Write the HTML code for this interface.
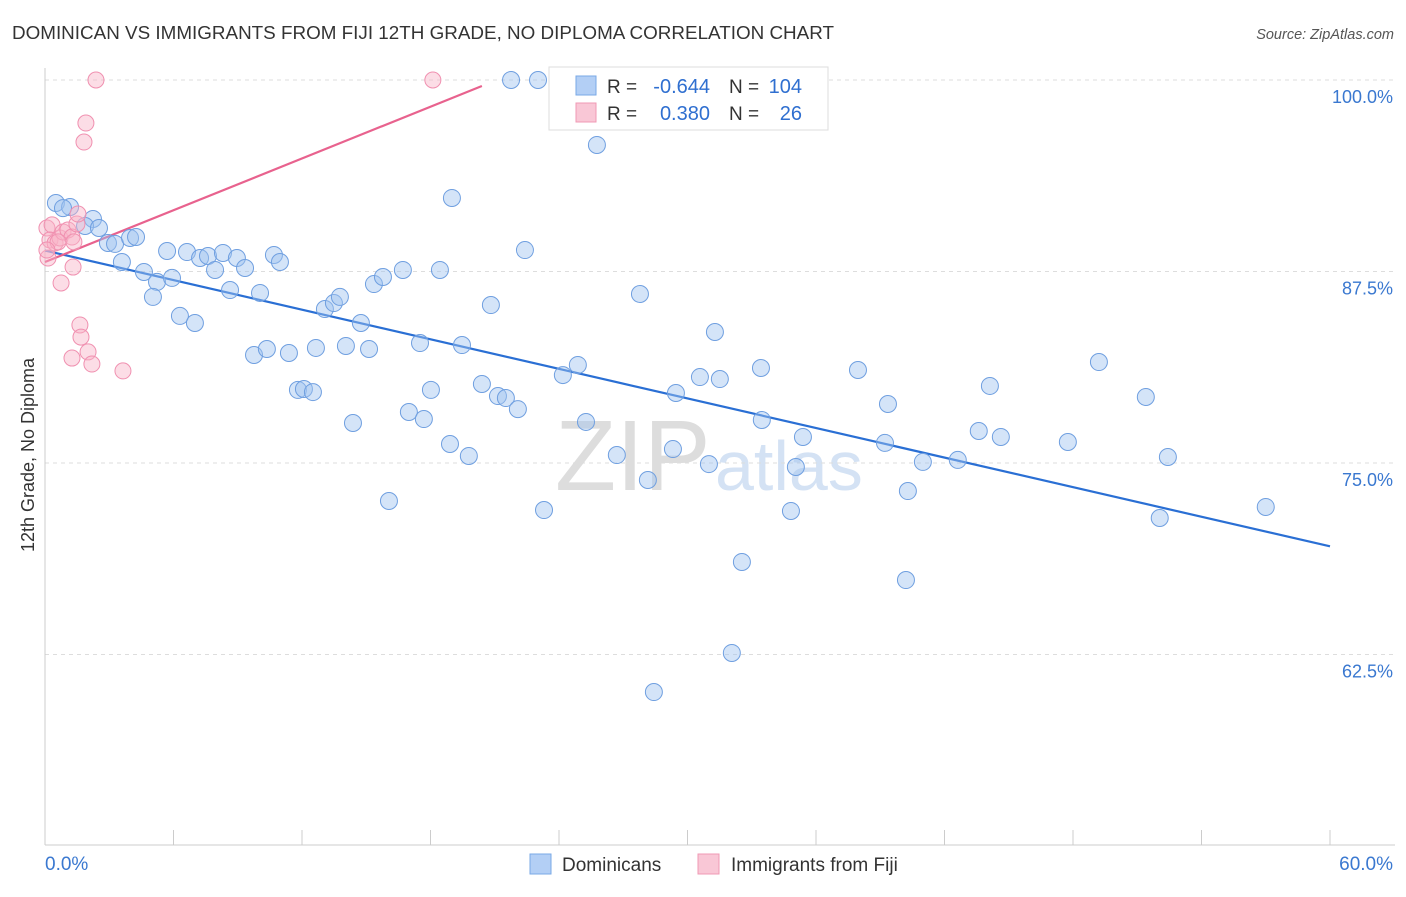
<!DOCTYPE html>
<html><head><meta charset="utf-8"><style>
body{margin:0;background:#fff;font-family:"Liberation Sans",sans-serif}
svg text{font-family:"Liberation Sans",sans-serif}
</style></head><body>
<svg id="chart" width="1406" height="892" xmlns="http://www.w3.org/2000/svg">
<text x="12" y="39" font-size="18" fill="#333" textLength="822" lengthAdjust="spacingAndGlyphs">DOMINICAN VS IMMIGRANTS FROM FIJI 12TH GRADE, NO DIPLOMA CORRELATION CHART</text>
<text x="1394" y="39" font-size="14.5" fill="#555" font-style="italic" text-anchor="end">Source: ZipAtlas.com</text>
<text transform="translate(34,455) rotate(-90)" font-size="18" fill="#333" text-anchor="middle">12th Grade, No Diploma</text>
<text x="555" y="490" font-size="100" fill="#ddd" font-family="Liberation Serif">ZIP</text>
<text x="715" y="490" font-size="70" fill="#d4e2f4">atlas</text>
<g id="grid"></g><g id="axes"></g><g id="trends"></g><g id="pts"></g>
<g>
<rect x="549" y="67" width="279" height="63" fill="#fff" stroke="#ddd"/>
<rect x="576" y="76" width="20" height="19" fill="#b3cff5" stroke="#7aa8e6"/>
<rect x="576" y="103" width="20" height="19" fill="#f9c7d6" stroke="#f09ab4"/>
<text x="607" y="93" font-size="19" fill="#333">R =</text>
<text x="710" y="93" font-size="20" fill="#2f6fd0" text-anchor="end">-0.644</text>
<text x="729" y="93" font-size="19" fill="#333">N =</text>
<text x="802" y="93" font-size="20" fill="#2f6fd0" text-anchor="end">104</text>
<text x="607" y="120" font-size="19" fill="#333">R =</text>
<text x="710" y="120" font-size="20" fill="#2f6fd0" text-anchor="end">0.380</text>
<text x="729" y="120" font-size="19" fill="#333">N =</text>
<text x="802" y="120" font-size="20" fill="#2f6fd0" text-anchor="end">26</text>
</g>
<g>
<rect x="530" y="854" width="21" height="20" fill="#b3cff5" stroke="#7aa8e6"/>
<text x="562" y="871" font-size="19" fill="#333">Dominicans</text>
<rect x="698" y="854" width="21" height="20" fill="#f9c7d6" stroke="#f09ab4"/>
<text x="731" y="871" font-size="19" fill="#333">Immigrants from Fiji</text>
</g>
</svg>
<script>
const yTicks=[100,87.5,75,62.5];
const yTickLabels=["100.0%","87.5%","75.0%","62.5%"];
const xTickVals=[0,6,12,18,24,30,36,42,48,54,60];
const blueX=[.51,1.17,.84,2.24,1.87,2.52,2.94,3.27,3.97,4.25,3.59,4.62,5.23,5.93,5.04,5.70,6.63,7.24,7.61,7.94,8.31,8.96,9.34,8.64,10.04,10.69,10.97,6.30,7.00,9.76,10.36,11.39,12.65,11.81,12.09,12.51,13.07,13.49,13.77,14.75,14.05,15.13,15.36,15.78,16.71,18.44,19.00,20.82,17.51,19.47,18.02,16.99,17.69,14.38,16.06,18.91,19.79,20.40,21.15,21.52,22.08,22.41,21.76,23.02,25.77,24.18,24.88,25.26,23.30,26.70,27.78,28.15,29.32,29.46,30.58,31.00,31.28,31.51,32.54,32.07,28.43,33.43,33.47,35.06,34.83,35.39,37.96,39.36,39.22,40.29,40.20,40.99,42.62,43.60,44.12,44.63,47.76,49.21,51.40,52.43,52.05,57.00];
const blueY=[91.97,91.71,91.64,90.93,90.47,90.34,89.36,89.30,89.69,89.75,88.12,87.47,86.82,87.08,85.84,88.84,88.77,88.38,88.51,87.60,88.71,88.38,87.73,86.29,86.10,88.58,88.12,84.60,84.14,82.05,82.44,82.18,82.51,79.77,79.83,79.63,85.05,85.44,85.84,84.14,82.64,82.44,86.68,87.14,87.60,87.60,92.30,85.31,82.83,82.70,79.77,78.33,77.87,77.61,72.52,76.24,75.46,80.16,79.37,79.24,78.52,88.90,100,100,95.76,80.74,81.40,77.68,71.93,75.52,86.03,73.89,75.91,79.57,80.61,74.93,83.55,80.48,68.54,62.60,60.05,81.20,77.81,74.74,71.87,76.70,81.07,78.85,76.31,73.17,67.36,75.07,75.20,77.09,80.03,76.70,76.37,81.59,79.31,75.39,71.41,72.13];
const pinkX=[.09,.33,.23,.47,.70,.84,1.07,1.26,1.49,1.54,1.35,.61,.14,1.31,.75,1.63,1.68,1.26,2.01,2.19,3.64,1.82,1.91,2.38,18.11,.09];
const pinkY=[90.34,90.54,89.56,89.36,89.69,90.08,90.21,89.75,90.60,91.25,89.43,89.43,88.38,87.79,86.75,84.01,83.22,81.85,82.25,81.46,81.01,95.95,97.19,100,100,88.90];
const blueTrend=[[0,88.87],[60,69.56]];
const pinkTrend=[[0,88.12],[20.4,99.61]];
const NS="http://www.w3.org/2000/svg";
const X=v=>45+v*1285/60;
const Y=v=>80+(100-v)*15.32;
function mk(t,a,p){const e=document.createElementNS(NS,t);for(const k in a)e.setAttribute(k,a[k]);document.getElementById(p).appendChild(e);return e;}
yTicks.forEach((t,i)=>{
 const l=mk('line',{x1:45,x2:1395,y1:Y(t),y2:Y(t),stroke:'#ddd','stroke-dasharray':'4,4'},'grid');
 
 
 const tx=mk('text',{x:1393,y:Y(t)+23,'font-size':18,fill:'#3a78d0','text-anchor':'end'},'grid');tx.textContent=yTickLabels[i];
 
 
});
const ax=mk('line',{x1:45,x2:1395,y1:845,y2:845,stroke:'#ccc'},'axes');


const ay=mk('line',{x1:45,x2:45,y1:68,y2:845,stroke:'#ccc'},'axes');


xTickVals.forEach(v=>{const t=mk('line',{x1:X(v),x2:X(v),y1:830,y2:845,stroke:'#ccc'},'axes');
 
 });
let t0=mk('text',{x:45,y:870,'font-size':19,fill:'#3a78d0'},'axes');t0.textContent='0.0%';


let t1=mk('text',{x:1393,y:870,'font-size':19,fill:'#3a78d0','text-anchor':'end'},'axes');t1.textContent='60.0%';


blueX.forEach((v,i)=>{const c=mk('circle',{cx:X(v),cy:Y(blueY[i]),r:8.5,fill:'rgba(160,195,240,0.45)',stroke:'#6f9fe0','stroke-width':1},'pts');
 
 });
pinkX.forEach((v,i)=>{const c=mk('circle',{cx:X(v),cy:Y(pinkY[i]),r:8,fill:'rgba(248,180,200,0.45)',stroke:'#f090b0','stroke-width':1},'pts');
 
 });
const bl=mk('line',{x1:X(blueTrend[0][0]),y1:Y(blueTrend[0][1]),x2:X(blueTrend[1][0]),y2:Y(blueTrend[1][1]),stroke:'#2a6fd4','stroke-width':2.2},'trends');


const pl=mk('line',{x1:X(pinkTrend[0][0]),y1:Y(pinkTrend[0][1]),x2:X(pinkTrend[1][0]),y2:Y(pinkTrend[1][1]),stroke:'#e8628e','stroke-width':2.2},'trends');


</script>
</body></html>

━━━

** AIM OF THE EXERCISE **
Every line above should be repeated exactly; pictures stay out of the copy.

** RESULT FOR THIS TASK **
Write the HTML code for this interface.
<!DOCTYPE html>
<html><head><meta charset="utf-8"><style>
body{margin:0;background:#fff;font-family:"Liberation Sans",sans-serif}
svg text{font-family:"Liberation Sans",sans-serif}
</style></head><body>
<svg id="chart" width="1406" height="892" xmlns="http://www.w3.org/2000/svg">
<text x="12" y="39" font-size="18" fill="#333" textLength="822" lengthAdjust="spacingAndGlyphs">DOMINICAN VS IMMIGRANTS FROM FIJI 12TH GRADE, NO DIPLOMA CORRELATION CHART</text>
<text x="1394" y="39" font-size="14.5" fill="#555" font-style="italic" text-anchor="end">Source: ZipAtlas.com</text>
<text transform="translate(34,455) rotate(-90)" font-size="18" fill="#333" text-anchor="middle">12th Grade, No Diploma</text>
<text x="555" y="490" font-size="100" fill="#ddd" font-family="Liberation Serif">ZIP</text>
<text x="715" y="490" font-size="70" fill="#d4e2f4">atlas</text>
<g id="grid"></g><g id="axes"></g><g id="trends"></g><g id="pts"></g>
<g>
<rect x="549" y="67" width="279" height="63" fill="#fff" stroke="#ddd"/>
<rect x="576" y="76" width="20" height="19" fill="#b3cff5" stroke="#7aa8e6"/>
<rect x="576" y="103" width="20" height="19" fill="#f9c7d6" stroke="#f09ab4"/>
<text x="607" y="93" font-size="19" fill="#333">R =</text>
<text x="710" y="93" font-size="20" fill="#2f6fd0" text-anchor="end">-0.644</text>
<text x="729" y="93" font-size="19" fill="#333">N =</text>
<text x="802" y="93" font-size="20" fill="#2f6fd0" text-anchor="end">104</text>
<text x="607" y="120" font-size="19" fill="#333">R =</text>
<text x="710" y="120" font-size="20" fill="#2f6fd0" text-anchor="end">0.380</text>
<text x="729" y="120" font-size="19" fill="#333">N =</text>
<text x="802" y="120" font-size="20" fill="#2f6fd0" text-anchor="end">26</text>
</g>
<g>
<rect x="530" y="854" width="21" height="20" fill="#b3cff5" stroke="#7aa8e6"/>
<text x="562" y="871" font-size="19" fill="#333">Dominicans</text>
<rect x="698" y="854" width="21" height="20" fill="#f9c7d6" stroke="#f09ab4"/>
<text x="731" y="871" font-size="19" fill="#333">Immigrants from Fiji</text>
</g>
</svg>
<script>
const yTicks=[100,87.5,75,62.5];
const yTickLabels=["100.0%","87.5%","75.0%","62.5%"];
const xTickVals=[0,6,12,18,24,30,36,42,48,54,60];
const blueX=[.51,1.17,.84,2.24,1.87,2.52,2.94,3.27,3.97,4.25,3.59,4.62,5.23,5.93,5.04,5.70,6.63,7.24,7.61,7.94,8.31,8.96,9.34,8.64,10.04,10.69,10.97,6.30,7.00,9.76,10.36,11.39,12.65,11.81,12.09,12.51,13.07,13.49,13.77,14.75,14.05,15.13,15.36,15.78,16.71,18.44,19.00,20.82,17.51,19.47,18.02,16.99,17.69,14.38,16.06,18.91,19.79,20.40,21.15,21.52,22.08,22.41,21.76,23.02,25.77,24.18,24.88,25.26,23.30,26.70,27.78,28.15,29.32,29.46,30.58,31.00,31.28,31.51,32.54,32.07,28.43,33.43,33.47,35.06,34.83,35.39,37.96,39.36,39.22,40.29,40.20,40.99,42.62,43.60,44.12,44.63,47.76,49.21,51.40,52.43,52.05,57.00];
const blueY=[91.97,91.71,91.64,90.93,90.47,90.34,89.36,89.30,89.69,89.75,88.12,87.47,86.82,87.08,85.84,88.84,88.77,88.38,88.51,87.60,88.71,88.38,87.73,86.29,86.10,88.58,88.12,84.60,84.14,82.05,82.44,82.18,82.51,79.77,79.83,79.63,85.05,85.44,85.84,84.14,82.64,82.44,86.68,87.14,87.60,87.60,92.30,85.31,82.83,82.70,79.77,78.33,77.87,77.61,72.52,76.24,75.46,80.16,79.37,79.24,78.52,88.90,100,100,95.76,80.74,81.40,77.68,71.93,75.52,86.03,73.89,75.91,79.57,80.61,74.93,83.55,80.48,68.54,62.60,60.05,81.20,77.81,74.74,71.87,76.70,81.07,78.85,76.31,73.17,67.36,75.07,75.20,77.09,80.03,76.70,76.37,81.59,79.31,75.39,71.41,72.13];
const pinkX=[.09,.33,.23,.47,.70,.84,1.07,1.26,1.49,1.54,1.35,.61,.14,1.31,.75,1.63,1.68,1.26,2.01,2.19,3.64,1.82,1.91,2.38,18.11,.09];
const pinkY=[90.34,90.54,89.56,89.36,89.69,90.08,90.21,89.75,90.60,91.25,89.43,89.43,88.38,87.79,86.75,84.01,83.22,81.85,82.25,81.46,81.01,95.95,97.19,100,100,88.90];
const blueTrend=[[0,88.87],[60,69.56]];
const pinkTrend=[[0,88.12],[20.4,99.61]];
const NS="http://www.w3.org/2000/svg";
const X=v=>45+v*1285/60;
const Y=v=>80+(100-v)*15.32;
function mk(t,a,p){const e=document.createElementNS(NS,t);for(const k in a)e.setAttribute(k,a[k]);document.getElementById(p).appendChild(e);return e;}
yTicks.forEach((t,i)=>{
 const l=mk('line',{x1:45,x2:1395,y1:Y(t),y2:Y(t),stroke:'#ddd','stroke-dasharray':'4,4'},'grid');
 
 
 const tx=mk('text',{x:1393,y:Y(t)+23,'font-size':18,fill:'#3a78d0','text-anchor':'end'},'grid');tx.textContent=yTickLabels[i];
 
 
});
const ax=mk('line',{x1:45,x2:1395,y1:845,y2:845,stroke:'#ccc'},'axes');


const ay=mk('line',{x1:45,x2:45,y1:68,y2:845,stroke:'#ccc'},'axes');


xTickVals.forEach(v=>{const t=mk('line',{x1:X(v),x2:X(v),y1:830,y2:845,stroke:'#ccc'},'axes');
 
 });
let t0=mk('text',{x:45,y:870,'font-size':19,fill:'#3a78d0'},'axes');t0.textContent='0.0%';


let t1=mk('text',{x:1393,y:870,'font-size':19,fill:'#3a78d0','text-anchor':'end'},'axes');t1.textContent='60.0%';


blueX.forEach((v,i)=>{const c=mk('circle',{cx:X(v),cy:Y(blueY[i]),r:8.5,fill:'rgba(160,195,240,0.45)',stroke:'#6f9fe0','stroke-width':1},'pts');
 
 });
pinkX.forEach((v,i)=>{const c=mk('circle',{cx:X(v),cy:Y(pinkY[i]),r:8,fill:'rgba(248,180,200,0.45)',stroke:'#f090b0','stroke-width':1},'pts');
 
 });
const bl=mk('line',{x1:X(blueTrend[0][0]),y1:Y(blueTrend[0][1]),x2:X(blueTrend[1][0]),y2:Y(blueTrend[1][1]),stroke:'#2a6fd4','stroke-width':2.2},'trends');


const pl=mk('line',{x1:X(pinkTrend[0][0]),y1:Y(pinkTrend[0][1]),x2:X(pinkTrend[1][0]),y2:Y(pinkTrend[1][1]),stroke:'#e8628e','stroke-width':2.2},'trends');


</script>
</body></html>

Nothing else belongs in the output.